• YOUR GOAL
Reproduce the listing below without changes, except that pictures are left out.

• PROVIDED MATERIAL
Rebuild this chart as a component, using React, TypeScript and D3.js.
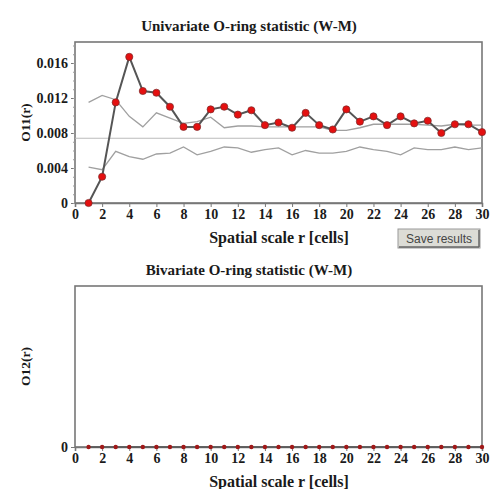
import * as d3 from "d3";
import { useEffect, useRef } from "react";

// spatial scale r (cells)
const radii = d3.range(1, 31);
// observed univariate O-ring values O11(r)
const o11 = [
  0.0, 0.003, 0.0115, 0.0167, 0.0128, 0.0126, 0.011, 0.0087, 0.0087, 0.0107,
  0.011, 0.0101, 0.0106, 0.0089, 0.0092, 0.0086, 0.0103, 0.0089, 0.0084, 0.0107,
  0.0093, 0.0099, 0.0089, 0.0099, 0.0091, 0.0094, 0.008, 0.009, 0.009, 0.0081,
];
// simulation envelopes
const upperEnv = [
  0.0115, 0.0123, 0.0118, 0.0099, 0.0087, 0.0103, 0.0097, 0.0091, 0.0093, 0.0098,
  0.0086, 0.0088, 0.0088, 0.0087, 0.0087, 0.0087, 0.0087, 0.0087, 0.0083, 0.0083,
  0.0086, 0.009, 0.009, 0.009, 0.009, 0.0089, 0.0088, 0.009, 0.0089, 0.0089,
];
const lowerEnv = [
  0.0041, 0.0038, 0.0059, 0.0053, 0.005, 0.0056, 0.0057, 0.0064, 0.0055, 0.0059,
  0.0064, 0.0063, 0.0058, 0.0061, 0.0063, 0.0055, 0.006, 0.0057, 0.0057, 0.0059,
  0.0064, 0.0061, 0.0059, 0.0055, 0.0063, 0.0061, 0.0061, 0.0064, 0.0061, 0.0063,
];
const nullLevel = 0.0074;
// bivariate O-ring values O12(r): all zero
const o12 = radii.map(() => 0);

const xTicks = d3.range(0, 31, 2);
const yTicksTop = [0, 0.004, 0.008, 0.012, 0.016];

const W = 491;
const H = 489;
const FONT = "Liberation Serif, Times New Roman, Times, serif";

export default function App() {
  const ref = useRef<SVGSVGElement>(null);

  useEffect(() => {
    const svg = d3.select(ref.current);
    svg.selectAll("*").remove();

    svg.append("rect").attr("width", W).attr("height", H).attr("fill", "#fff");

    const left = 75;
    const right = 482;

    const txt = (sel: any, size: number) =>
      sel
        .attr("font-family", FONT)
        .attr("font-weight", "bold")
        .attr("font-size", size)
        .attr("fill", "#1a1a1a");

    const drawPanel = (
      top: number,
      bottom: number,
      yDomain: [number, number],
      yTicks: number[],
      fmt: (d: number) => string,
      title: string,
      yLabel: string,
      withMinor: boolean
    ) => {
      const x = d3.scaleLinear().domain([0, 30]).range([left, right]);
      const y = d3.scaleLinear().domain(yDomain).range([bottom, top]);

      // title
      txt(svg.append("text"), 15)
        .attr("x", 249)
        .attr("y", top - 11)
        .attr("text-anchor", "middle")
        .text(title);

      // frame
      svg.append("rect")
        .attr("x", left)
        .attr("y", top)
        .attr("width", right - left)
        .attr("height", bottom - top)
        .attr("fill", "none")
        .attr("stroke", "#777")
        .attr("stroke-width", 1.6);

      // y axis
      const yAxis = d3.axisLeft(y).tickValues(yTicks).tickFormat((d) => fmt(+d)).tickSize(4).tickPadding(3);
      const gy = svg.append("g").attr("transform", `translate(${left},0)`).call(yAxis);
      gy.attr("font-family", null).attr("font-size", null);
      gy.select(".domain").remove();
      gy.selectAll("line").attr("stroke", "#777");
      txt(gy.selectAll("text"), 14);
      if (withMinor) {
        const minor = d3.axisLeft(y).ticks(18).tickFormat(() => "").tickSize(2);
        const gm = svg.append("g").attr("transform", `translate(${left},0)`).call(minor);
        gm.select(".domain").remove();
        gm.selectAll("line").attr("stroke", "#999");
      }

      // x axis
      const xAxis = d3.axisBottom(x).tickValues(xTicks).tickFormat((d) => String(d)).tickSize(4).tickPadding(2);
      const gx = svg.append("g").attr("transform", `translate(0,${bottom})`).call(xAxis);
      gx.attr("font-family", null).attr("font-size", null);
      gx.select(".domain").attr("stroke", "#777").attr("stroke-width", 1.6);
      gx.selectAll("line").attr("stroke", "#777");
      txt(gx.selectAll("text"), 14);

      txt(svg.append("text"), 16)
        .attr("x", 279)
        .attr("y", bottom + 40)
        .attr("text-anchor", "middle")
        .text("Spatial scale r [cells]");

      txt(svg.append("text"), 13.5)
        .attr("transform", `translate(${30},${(top + bottom) / 2}) rotate(-90)`)
        .attr("text-anchor", "middle")
        .text(yLabel);

      return { x, y };
    };

    // ---- top panel
    const top = drawPanel(42, 203, [0, 0.0184], yTicksTop, (d) => (d === 0 ? "0" : d3.format(".3f")(d)),
      "Univariate O-ring statistic (W-M)", "O11(r)", true);

    svg.append("line")
      .attr("x1", left).attr("x2", right)
      .attr("y1", top.y(nullLevel)).attr("y2", top.y(nullLevel))
      .attr("stroke", "#bbb").attr("stroke-width", 1.2);

    const envLine = d3.line<number>().x((_, i) => top.x(radii[i])).y((d) => top.y(d));
    [upperEnv, lowerEnv].forEach((env) => {
      svg.append("path")
        .attr("d", envLine(env))
        .attr("fill", "none")
        .attr("stroke", "#a0a0a0")
        .attr("stroke-width", 1.3);
    });

    svg.append("path")
      .attr("d", envLine(o11))
      .attr("fill", "none")
      .attr("stroke", "#555")
      .attr("stroke-width", 2);

    svg.selectAll("circle.o11")
      .data(o11)
      .enter()
      .append("circle")
      .attr("class", "o11")
      .attr("cx", (_, i) => top.x(radii[i]))
      .attr("cy", (d) => top.y(d))
      .attr("r", 3.6)
      .attr("fill", "#e41010")
      .attr("stroke", "#7a2a2a")
      .attr("stroke-width", 0.7);

    // Save results button
    const btn = svg.append("g").attr("transform", "translate(398,229)");
    btn.append("rect").attr("width", 82).attr("height", 19).attr("fill", "#dcdcd6").attr("stroke", "#999");
    btn.append("line").attr("x1", 1).attr("y1", 18).attr("x2", 81).attr("y2", 18).attr("stroke", "#666").attr("stroke-width", 1.5);
    btn.append("line").attr("x1", 81).attr("y1", 1).attr("x2", 81).attr("y2", 18).attr("stroke", "#666").attr("stroke-width", 1.5);
    btn.append("text")
      .attr("x", 41).attr("y", 14)
      .attr("text-anchor", "middle")
      .attr("font-family", "Liberation Sans, Arial, sans-serif")
      .attr("font-size", 12)
      .attr("fill", "#444")
      .text("Save results");

    // ---- bottom panel
    const bot = drawPanel(286, 447, [0, 1], [0], () => "0",
      "Bivariate O-ring statistic (W-M)", "O12(r)", false);

    svg.append("path")
      .attr("d", d3.line<number>().x((_, i) => bot.x(radii[i])).y((d) => bot.y(d))(o12))
      .attr("fill", "none")
      .attr("stroke", "#555")
      .attr("stroke-width", 1.5);

    svg.selectAll("circle.o12")
      .data(o12)
      .enter()
      .append("circle")
      .attr("class", "o12")
      .attr("cx", (_, i) => bot.x(radii[i]))
      .attr("cy", (d) => bot.y(d))
      .attr("r", 2.2)
      .attr("fill", "#a01818");
  }, []);

  return (
    <svg
      ref={ref}
      width={W}
      height={H}
      style={{ position: "absolute", left: 0, top: 0 }}
    />
  );
}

• EXERCISE RESULT
Rebuild this chart as a component, using React, TypeScript and D3.js.
import * as d3 from "d3";
import { useEffect, useRef } from "react";

// spatial scale r (cells)
const radii = d3.range(1, 31);
// observed univariate O-ring values O11(r)
const o11 = [
  0.0, 0.003, 0.0115, 0.0167, 0.0128, 0.0126, 0.011, 0.0087, 0.0087, 0.0107,
  0.011, 0.0101, 0.0106, 0.0089, 0.0092, 0.0086, 0.0103, 0.0089, 0.0084, 0.0107,
  0.0093, 0.0099, 0.0089, 0.0099, 0.0091, 0.0094, 0.008, 0.009, 0.009, 0.0081,
];
// simulation envelopes
const upperEnv = [
  0.0115, 0.0123, 0.0118, 0.0099, 0.0087, 0.0103, 0.0097, 0.0091, 0.0093, 0.0098,
  0.0086, 0.0088, 0.0088, 0.0087, 0.0087, 0.0087, 0.0087, 0.0087, 0.0083, 0.0083,
  0.0086, 0.009, 0.009, 0.009, 0.009, 0.0089, 0.0088, 0.009, 0.0089, 0.0089,
];
const lowerEnv = [
  0.0041, 0.0038, 0.0059, 0.0053, 0.005, 0.0056, 0.0057, 0.0064, 0.0055, 0.0059,
  0.0064, 0.0063, 0.0058, 0.0061, 0.0063, 0.0055, 0.006, 0.0057, 0.0057, 0.0059,
  0.0064, 0.0061, 0.0059, 0.0055, 0.0063, 0.0061, 0.0061, 0.0064, 0.0061, 0.0063,
];
const nullLevel = 0.0074;
// bivariate O-ring values O12(r): all zero
const o12 = radii.map(() => 0);

const xTicks = d3.range(0, 31, 2);
const yTicksTop = [0, 0.004, 0.008, 0.012, 0.016];

const W = 491;
const H = 489;
const FONT = "Liberation Serif, Times New Roman, Times, serif";

export default function App() {
  const ref = useRef<SVGSVGElement>(null);

  useEffect(() => {
    const svg = d3.select(ref.current);
    svg.selectAll("*").remove();

    svg.append("rect").attr("width", W).attr("height", H).attr("fill", "#fff");

    const left = 75;
    const right = 482;

    const txt = (sel: any, size: number) =>
      sel
        .attr("font-family", FONT)
        .attr("font-weight", "bold")
        .attr("font-size", size)
        .attr("fill", "#1a1a1a");

    const drawPanel = (
      top: number,
      bottom: number,
      yDomain: [number, number],
      yTicks: number[],
      fmt: (d: number) => string,
      title: string,
      yLabel: string,
      withMinor: boolean
    ) => {
      const x = d3.scaleLinear().domain([0, 30]).range([left, right]);
      const y = d3.scaleLinear().domain(yDomain).range([bottom, top]);

      // title
      txt(svg.append("text"), 15)
        .attr("x", 249)
        .attr("y", top - 11)
        .attr("text-anchor", "middle")
        .text(title);

      // frame
      svg.append("rect")
        .attr("x", left)
        .attr("y", top)
        .attr("width", right - left)
        .attr("height", bottom - top)
        .attr("fill", "none")
        .attr("stroke", "#777")
        .attr("stroke-width", 1.6);

      // y axis
      const yAxis = d3.axisLeft(y).tickValues(yTicks).tickFormat((d) => fmt(+d)).tickSize(4).tickPadding(3);
      const gy = svg.append("g").attr("transform", `translate(${left},0)`).call(yAxis);
      gy.attr("font-family", null).attr("font-size", null);
      gy.select(".domain").remove();
      gy.selectAll("line").attr("stroke", "#777");
      txt(gy.selectAll("text"), 14);
      if (withMinor) {
        const minor = d3.axisLeft(y).ticks(18).tickFormat(() => "").tickSize(2);
        const gm = svg.append("g").attr("transform", `translate(${left},0)`).call(minor);
        gm.select(".domain").remove();
        gm.selectAll("line").attr("stroke", "#999");
      }

      // x axis
      const xAxis = d3.axisBottom(x).tickValues(xTicks).tickFormat((d) => String(d)).tickSize(4).tickPadding(2);
      const gx = svg.append("g").attr("transform", `translate(0,${bottom})`).call(xAxis);
      gx.attr("font-family", null).attr("font-size", null);
      gx.select(".domain").attr("stroke", "#777").attr("stroke-width", 1.6);
      gx.selectAll("line").attr("stroke", "#777");
      txt(gx.selectAll("text"), 14);

      txt(svg.append("text"), 16)
        .attr("x", 279)
        .attr("y", bottom + 40)
        .attr("text-anchor", "middle")
        .text("Spatial scale r [cells]");

      txt(svg.append("text"), 13.5)
        .attr("transform", `translate(${30},${(top + bottom) / 2}) rotate(-90)`)
        .attr("text-anchor", "middle")
        .text(yLabel);

      return { x, y };
    };

    // ---- top panel
    const top = drawPanel(42, 203, [0, 0.0184], yTicksTop, (d) => (d === 0 ? "0" : d3.format(".3f")(d)),
      "Univariate O-ring statistic (W-M)", "O11(r)", true);

    svg.append("line")
      .attr("x1", left).attr("x2", right)
      .attr("y1", top.y(nullLevel)).attr("y2", top.y(nullLevel))
      .attr("stroke", "#bbb").attr("stroke-width", 1.2);

    const envLine = d3.line<number>().x((_, i) => top.x(radii[i])).y((d) => top.y(d));
    [upperEnv, lowerEnv].forEach((env) => {
      svg.append("path")
        .attr("d", envLine(env))
        .attr("fill", "none")
        .attr("stroke", "#a0a0a0")
        .attr("stroke-width", 1.3);
    });

    svg.append("path")
      .attr("d", envLine(o11))
      .attr("fill", "none")
      .attr("stroke", "#555")
      .attr("stroke-width", 2);

    svg.selectAll("circle.o11")
      .data(o11)
      .enter()
      .append("circle")
      .attr("class", "o11")
      .attr("cx", (_, i) => top.x(radii[i]))
      .attr("cy", (d) => top.y(d))
      .attr("r", 3.6)
      .attr("fill", "#e41010")
      .attr("stroke", "#7a2a2a")
      .attr("stroke-width", 0.7);

    // Save results button
    const btn = svg.append("g").attr("transform", "translate(398,229)");
    btn.append("rect").attr("width", 82).attr("height", 19).attr("fill", "#dcdcd6").attr("stroke", "#999");
    btn.append("line").attr("x1", 1).attr("y1", 18).attr("x2", 81).attr("y2", 18).attr("stroke", "#666").attr("stroke-width", 1.5);
    btn.append("line").attr("x1", 81).attr("y1", 1).attr("x2", 81).attr("y2", 18).attr("stroke", "#666").attr("stroke-width", 1.5);
    btn.append("text")
      .attr("x", 41).attr("y", 14)
      .attr("text-anchor", "middle")
      .attr("font-family", "Liberation Sans, Arial, sans-serif")
      .attr("font-size", 12)
      .attr("fill", "#444")
      .text("Save results");

    // ---- bottom panel
    const bot = drawPanel(286, 447, [0, 1], [0], () => "0",
      "Bivariate O-ring statistic (W-M)", "O12(r)", false);

    svg.append("path")
      .attr("d", d3.line<number>().x((_, i) => bot.x(radii[i])).y((d) => bot.y(d))(o12))
      .attr("fill", "none")
      .attr("stroke", "#555")
      .attr("stroke-width", 1.5);

    svg.selectAll("circle.o12")
      .data(o12)
      .enter()
      .append("circle")
      .attr("class", "o12")
      .attr("cx", (_, i) => bot.x(radii[i]))
      .attr("cy", (d) => bot.y(d))
      .attr("r", 2.2)
      .attr("fill", "#a01818");
  }, []);

  return (
    <svg
      ref={ref}
      width={W}
      height={H}
      style={{ position: "absolute", left: 0, top: 0 }}
    />
  );
}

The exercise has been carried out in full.